**Problem**
Print, word for word, every line from the beginning of the listing up to and including the line with "widths[8] = 0.82". Pictures are to be excluded.

---- Rows

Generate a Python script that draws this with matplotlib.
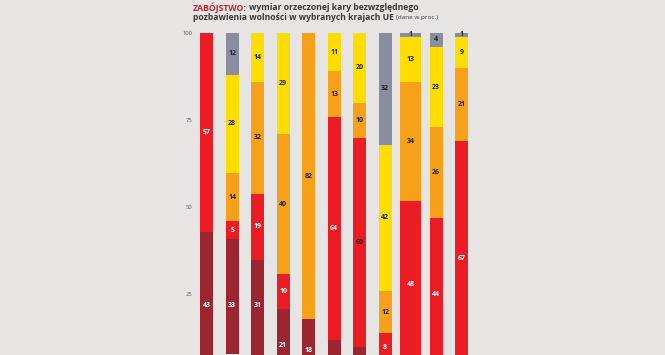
import matplotlib
matplotlib.use("Agg")
import matplotlib.pyplot as plt

# ---- data (values in %, stacked from the top of each bar downward) ----
bars = list(range(11))
seg_gray   = [0, 12, 0, 0, 0, 0, 0, 32, 1, 4, 1]
seg_yellow = [0, 28, 14, 29, 0, 11, 20, 42, 13, 23, 9]
seg_orange = [0, 14, 32, 40, 82, 13, 10, 12, 34, 26, 21]
seg_red    = [57, 5, 19, 10, 0, 64, 60, 8, 48, 44, 67]
seg_dark   = [43, 33, 31, 21, 18, 12, 10, 6, 4, 3, 2]
y_ticks = [25, 50, 75, 100]

BG = "#E6E5E3"
colors = {"gray": "#8A8CA0", "yellow": "#FFDD00", "orange": "#F7A11B",
          "red": "#EC1C24", "dark": "#9C2630"}
text_col = {"gray": "#222222", "yellow": "#222222", "orange": "#222222",
            "red": "white", "dark": "white"}

fig = plt.figure(figsize=(6.65, 3.55), dpi=100, facecolor=BG)
ax = fig.add_axes([0, 0, 1, 1])
ax.set_facecolor(BG)
ax.set_xlim(-8.106, 17.97)
ax.set_ylim(7.74, 109.46)
ax.axis("off")

series = [("gray", seg_gray), ("yellow", seg_yellow), ("orange", seg_orange),
          ("red", seg_red), ("dark", seg_dark)]
widths = [0.52] * 11
widths[8] = 0.82

top = [100.0] * 11
for name, vals in series:
    for i in bars:
        v = vals[i]
        if v <= 0:
            continue
        bottom = top[i] - v
        ax.bar(i, v, bottom=bottom, width=widths[i], color=colors[name],
               edgecolor="none", zorder=2)
        mid = bottom + v / 2
        if name == "dark" and v > 25:
            mid = 21.8
        if mid > 8.5:
            col = text_col[name]
            if name == "red" and i == 6:
                col = "#3a1010"
            ax.text(i, mid, str(v), ha="center", va="center", fontsize=5,
                    fontweight="bold", color=col, family="Open Sans", zorder=3)
        top[i] = bottom

for t in y_ticks:
    ax.text(-0.57, t, str(t), ha="right", va="center", fontsize=4.2,
            color="#555555", family="Open Sans")

FS = 6.2
X0 = 193 / 665
Y1 = 1 - 7.5 / 355
Y2 = 1 - 18 / 355
lab = fig.text(X0, Y1, "ZABÓJSTWO:", ha="left", va="center",
               fontsize=FS, fontweight="bold", color="#C8202F", family="Open Sans")
fig.canvas.draw()
bb = lab.get_window_extent()
fig.text((bb.x1 + 2.5) / 665, Y1, "wymiar orzeczonej kary bezwzględnego",
         ha="left", va="center", fontsize=FS, fontweight="bold",
         color="#3a3a3a", family="Open Sans")
l2 = fig.text(X0, Y2, "pozbawienia wolności w wybranych krajach UE",
              ha="left", va="center", fontsize=FS, fontweight="bold",
              color="#3a3a3a", family="Open Sans")
fig.canvas.draw()
bb2 = l2.get_window_extent()
fig.text((bb2.x1 + 2.5) / 665, Y2, "(dane w proc.)", ha="left",
         va="center", fontsize=4.6, color="#3a3a3a", family="Open Sans")

fig.savefig("out.png", dpi=100, facecolor=BG)
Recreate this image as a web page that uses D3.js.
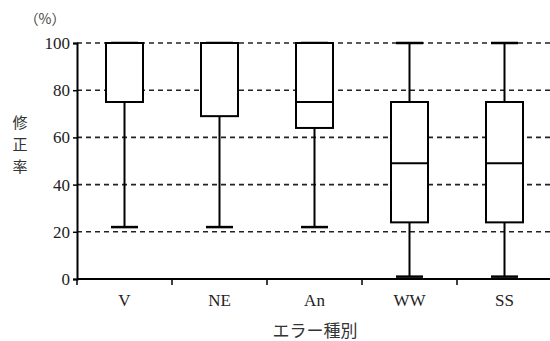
<!DOCTYPE html>
<html>
<head>
<meta charset="utf-8">
<script src="https://cdn.jsdelivr.net/npm/d3@7"></script>
<style>
  body { margin: 0; background: #fff; }
  svg { display: block; }
</style>
</head>
<body>
<script>
// Data
const categories = ['V', 'NE', 'An', 'WW', 'SS'];
const whiskerMin = [22, 22, 22, 1, 1];
const q1 = [75, 69, 64, 24, 24];
const median = [100, 100, 75, 49, 49];
const q3 = [100, 100, 100, 75, 75];
const whiskerMax = [100, 100, 100, 100, 100];
const yTicks = [0, 20, 40, 60, 80, 100];

const width = 550, height = 341;
const margin = { top: 43, right: 0, bottom: 61, left: 77 };

const svg = d3.select('body')
    .append('svg')
    .attr('width', width)
    .attr('height', height);

// Scales
const x = d3.scaleBand()
    .domain(categories)
    .range([margin.left, margin.left + 475])
    .padding(0);

const y = d3.scaleLinear()
    .domain([0, 100])
    .range([height - margin.bottom - 1, margin.top]);

const serif = '"Liberation Serif", "DejaVu Serif", serif';
const jp = '"Noto Sans CJK JP", sans-serif';

// Dashed grid lines
svg.append('g')
    .selectAll('line')
    .data(yTicks.filter(d => d > 0))
    .enter()
    .append('line')
    .attr('x1', margin.left)
    .attr('x2', width)
    .attr('y1', d => y(d))
    .attr('y2', d => y(d))
    .attr('stroke', '#222')
    .attr('stroke-width', 1.6)
    .attr('stroke-dasharray', '5,4');

// Boxes
const boxW = 37, capW = 27;
const g = svg.append('g');
categories.forEach((c, i) => {
    const cx = x(c) + x.bandwidth() / 2;
    // whisker
    g.append('line')
        .attr('x1', cx).attr('x2', cx)
        .attr('y1', y(whiskerMin[i])).attr('y2', y(whiskerMax[i]))
        .attr('stroke', '#000').attr('stroke-width', 2);
    // caps
    [whiskerMin[i], whiskerMax[i]].forEach(v => {
        g.append('line')
            .attr('x1', cx - capW / 2).attr('x2', cx + capW / 2)
            .attr('y1', y(v)).attr('y2', y(v))
            .attr('stroke', '#000').attr('stroke-width', 2.5);
    });
    // box
    g.append('rect')
        .attr('x', cx - boxW / 2)
        .attr('y', y(q3[i]))
        .attr('width', boxW)
        .attr('height', y(q1[i]) - y(q3[i]))
        .attr('fill', '#fff')
        .attr('stroke', '#000')
        .attr('stroke-width', 2);
    // median
    g.append('line')
        .attr('x1', cx - boxW / 2).attr('x2', cx + boxW / 2)
        .attr('y1', y(median[i])).attr('y2', y(median[i]))
        .attr('stroke', '#000').attr('stroke-width', 2);
});

// Y axis
const yAxis = svg.append('g')
    .attr('transform', `translate(${margin.left},0)`)
    .call(d3.axisLeft(y).tickValues(yTicks).tickSize(4).tickPadding(3));
yAxis.select('.domain').attr('stroke-width', 2);
yAxis.selectAll('.tick line').attr('stroke-width', 1.5);
yAxis.selectAll('text')
    .style('font-family', serif)
    .style('font-size', '17px')
    .attr('fill', '#222');

// X axis
const xAxis = svg.append('g')
    .attr('transform', `translate(0,${y(0)})`)
    .call(d3.axisBottom(x).tickSize(0).tickPadding(15));
xAxis.select('.domain').attr('stroke-width', 2).attr('d', `M${margin.left},0H${width}`);
xAxis.selectAll('text')
    .style('font-family', serif)
    .style('font-size', '17px')
    .attr('fill', '#222');

// x boundary ticks
svg.append('g')
    .selectAll('line')
    .data(categories)
    .enter()
    .append('line')
    .attr('x1', d => x(d))
    .attr('x2', d => x(d))
    .attr('y1', y(0))
    .attr('y2', y(0) + 6)
    .attr('stroke', '#000')
    .attr('stroke-width', 1.5);

// Titles
svg.append('text')
    .attr('x', 45)
    .attr('y', 24)
    .attr('text-anchor', 'middle')
    .style('font-family', jp)
    .style('font-size', '14px')
    .attr('fill', '#444')
    .text('（%）');

const yTitle = svg.append('text')
    .attr('x', 20)
    .attr('y', 128)
    .attr('text-anchor', 'middle')
    .style('font-family', jp)
    .style('font-size', '15px')
    .attr('fill', '#333');
['修', '正', '率'].forEach((ch, i) => {
    yTitle.append('tspan')
        .attr('x', 20)
        .attr('dy', i === 0 ? 0 : 22)
        .text(ch);
});

svg.append('text')
    .attr('x', 315)
    .attr('y', 337)
    .attr('text-anchor', 'middle')
    .style('font-family', jp)
    .style('font-size', '17px')
    .attr('fill', '#333')
    .text('エラー種別');
</script>
</body>
</html>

--------

**Solution to this task**
Generate a Python script that draws this with matplotlib.
import matplotlib
matplotlib.use("Agg")
import matplotlib.pyplot as plt

# ---- data (values in %, stacked from the top of each bar downward) ----
bars = list(range(11))
seg_gray   = [0, 12, 0, 0, 0, 0, 0, 32, 1, 4, 1]
seg_yellow = [0, 28, 14, 29, 0, 11, 20, 42, 13, 23, 9]
seg_orange = [0, 14, 32, 40, 82, 13, 10, 12, 34, 26, 21]
seg_red    = [57, 5, 19, 10, 0, 64, 60, 8, 48, 44, 67]
seg_dark   = [43, 33, 31, 21, 18, 12, 10, 6, 4, 3, 2]
y_ticks = [25, 50, 75, 100]

BG = "#E6E5E3"
colors = {"gray": "#8A8CA0", "yellow": "#FFDD00", "orange": "#F7A11B",
          "red": "#EC1C24", "dark": "#9C2630"}
text_col = {"gray": "#222222", "yellow": "#222222", "orange": "#222222",
            "red": "white", "dark": "white"}

fig = plt.figure(figsize=(6.65, 3.55), dpi=100, facecolor=BG)
ax = fig.add_axes([0, 0, 1, 1])
ax.set_facecolor(BG)
ax.set_xlim(-8.106, 17.97)
ax.set_ylim(7.74, 109.46)
ax.axis("off")

series = [("gray", seg_gray), ("yellow", seg_yellow), ("orange", seg_orange),
          ("red", seg_red), ("dark", seg_dark)]
widths = [0.52] * 11
widths[8] = 0.82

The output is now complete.